Written instruction:
Skip every picture and transcribe the remaining material exactly.

━━━━━━━━━━━━━━━━━━━━━━━━━━━━━━

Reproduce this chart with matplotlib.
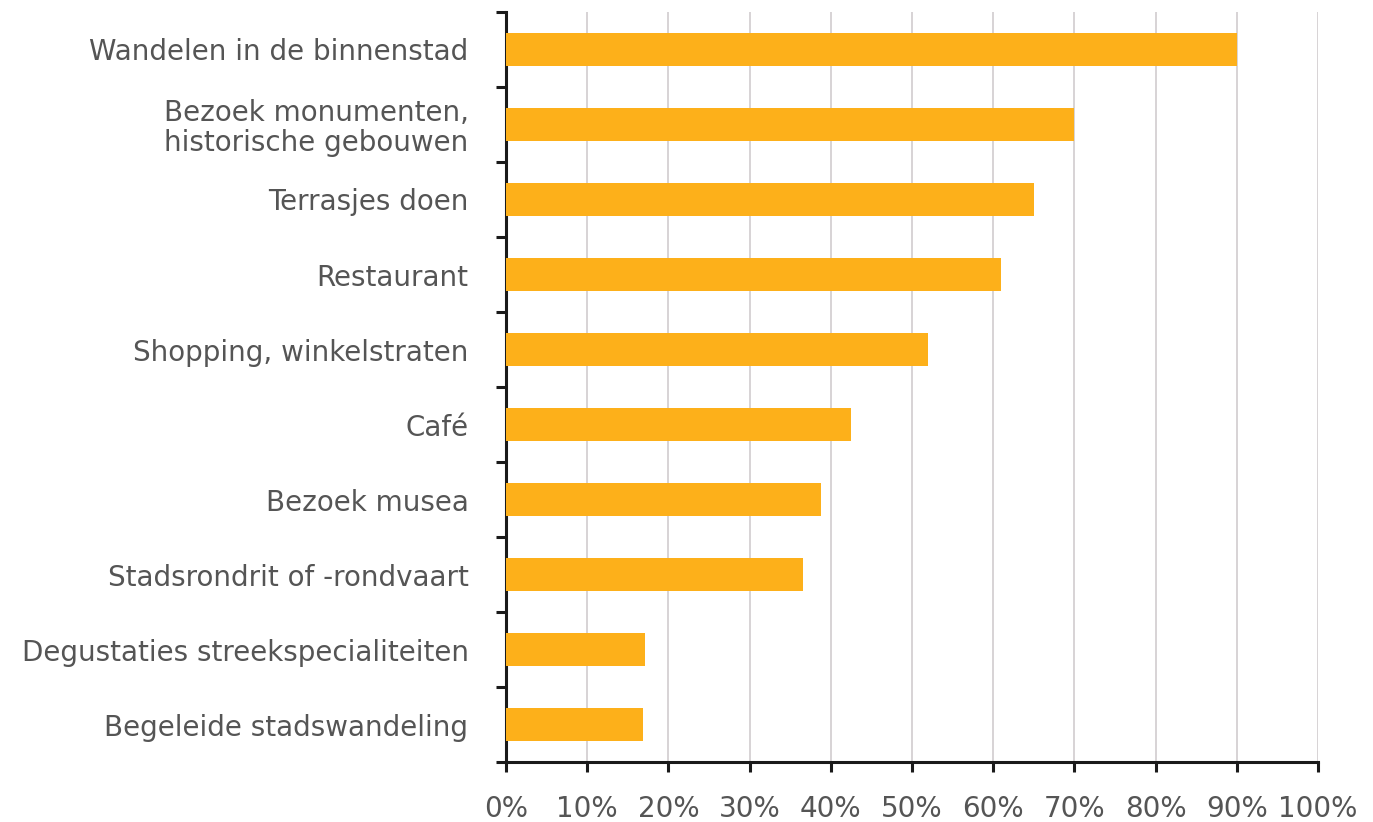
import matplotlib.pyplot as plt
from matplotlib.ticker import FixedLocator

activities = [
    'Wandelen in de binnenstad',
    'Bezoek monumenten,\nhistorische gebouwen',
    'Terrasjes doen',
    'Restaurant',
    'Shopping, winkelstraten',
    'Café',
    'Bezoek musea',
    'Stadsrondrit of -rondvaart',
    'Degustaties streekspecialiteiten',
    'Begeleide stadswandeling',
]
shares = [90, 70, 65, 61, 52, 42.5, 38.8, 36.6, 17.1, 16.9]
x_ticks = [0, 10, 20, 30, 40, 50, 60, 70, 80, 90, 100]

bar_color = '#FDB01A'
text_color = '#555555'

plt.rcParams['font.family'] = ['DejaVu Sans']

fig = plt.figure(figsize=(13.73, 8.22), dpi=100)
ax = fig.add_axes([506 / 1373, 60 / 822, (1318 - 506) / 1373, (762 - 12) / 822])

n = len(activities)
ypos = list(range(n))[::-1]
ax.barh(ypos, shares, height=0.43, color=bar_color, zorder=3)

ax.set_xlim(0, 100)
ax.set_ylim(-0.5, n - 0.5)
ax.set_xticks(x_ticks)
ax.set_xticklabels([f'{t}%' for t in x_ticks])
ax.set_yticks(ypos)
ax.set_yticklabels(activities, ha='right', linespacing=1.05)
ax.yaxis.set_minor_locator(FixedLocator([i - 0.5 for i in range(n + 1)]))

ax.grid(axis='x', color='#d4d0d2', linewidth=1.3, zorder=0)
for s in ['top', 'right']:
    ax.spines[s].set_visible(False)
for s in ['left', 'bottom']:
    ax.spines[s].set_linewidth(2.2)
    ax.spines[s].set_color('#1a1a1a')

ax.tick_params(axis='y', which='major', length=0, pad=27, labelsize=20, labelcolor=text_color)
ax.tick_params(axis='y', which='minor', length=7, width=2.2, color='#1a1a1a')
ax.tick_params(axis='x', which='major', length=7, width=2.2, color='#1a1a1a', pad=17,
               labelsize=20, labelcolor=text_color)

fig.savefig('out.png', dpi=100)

━━━━━━━━━━━━━━━━━━━━━━━━━━━━━━

Solution below:
Reproduce this chart with matplotlib.
import matplotlib.pyplot as plt
from matplotlib.ticker import FixedLocator

activities = [
    'Wandelen in de binnenstad',
    'Bezoek monumenten,\nhistorische gebouwen',
    'Terrasjes doen',
    'Restaurant',
    'Shopping, winkelstraten',
    'Café',
    'Bezoek musea',
    'Stadsrondrit of -rondvaart',
    'Degustaties streekspecialiteiten',
    'Begeleide stadswandeling',
]
shares = [90, 70, 65, 61, 52, 42.5, 38.8, 36.6, 17.1, 16.9]
x_ticks = [0, 10, 20, 30, 40, 50, 60, 70, 80, 90, 100]

bar_color = '#FDB01A'
text_color = '#555555'

plt.rcParams['font.family'] = ['DejaVu Sans']

fig = plt.figure(figsize=(13.73, 8.22), dpi=100)
ax = fig.add_axes([506 / 1373, 60 / 822, (1318 - 506) / 1373, (762 - 12) / 822])

n = len(activities)
ypos = list(range(n))[::-1]
ax.barh(ypos, shares, height=0.43, color=bar_color, zorder=3)

ax.set_xlim(0, 100)
ax.set_ylim(-0.5, n - 0.5)
ax.set_xticks(x_ticks)
ax.set_xticklabels([f'{t}%' for t in x_ticks])
ax.set_yticks(ypos)
ax.set_yticklabels(activities, ha='right', linespacing=1.05)
ax.yaxis.set_minor_locator(FixedLocator([i - 0.5 for i in range(n + 1)]))

ax.grid(axis='x', color='#d4d0d2', linewidth=1.3, zorder=0)
for s in ['top', 'right']:
    ax.spines[s].set_visible(False)
for s in ['left', 'bottom']:
    ax.spines[s].set_linewidth(2.2)
    ax.spines[s].set_color('#1a1a1a')

ax.tick_params(axis='y', which='major', length=0, pad=27, labelsize=20, labelcolor=text_color)
ax.tick_params(axis='y', which='minor', length=7, width=2.2, color='#1a1a1a')
ax.tick_params(axis='x', which='major', length=7, width=2.2, color='#1a1a1a', pad=17,
               labelsize=20, labelcolor=text_color)

fig.savefig('out.png', dpi=100)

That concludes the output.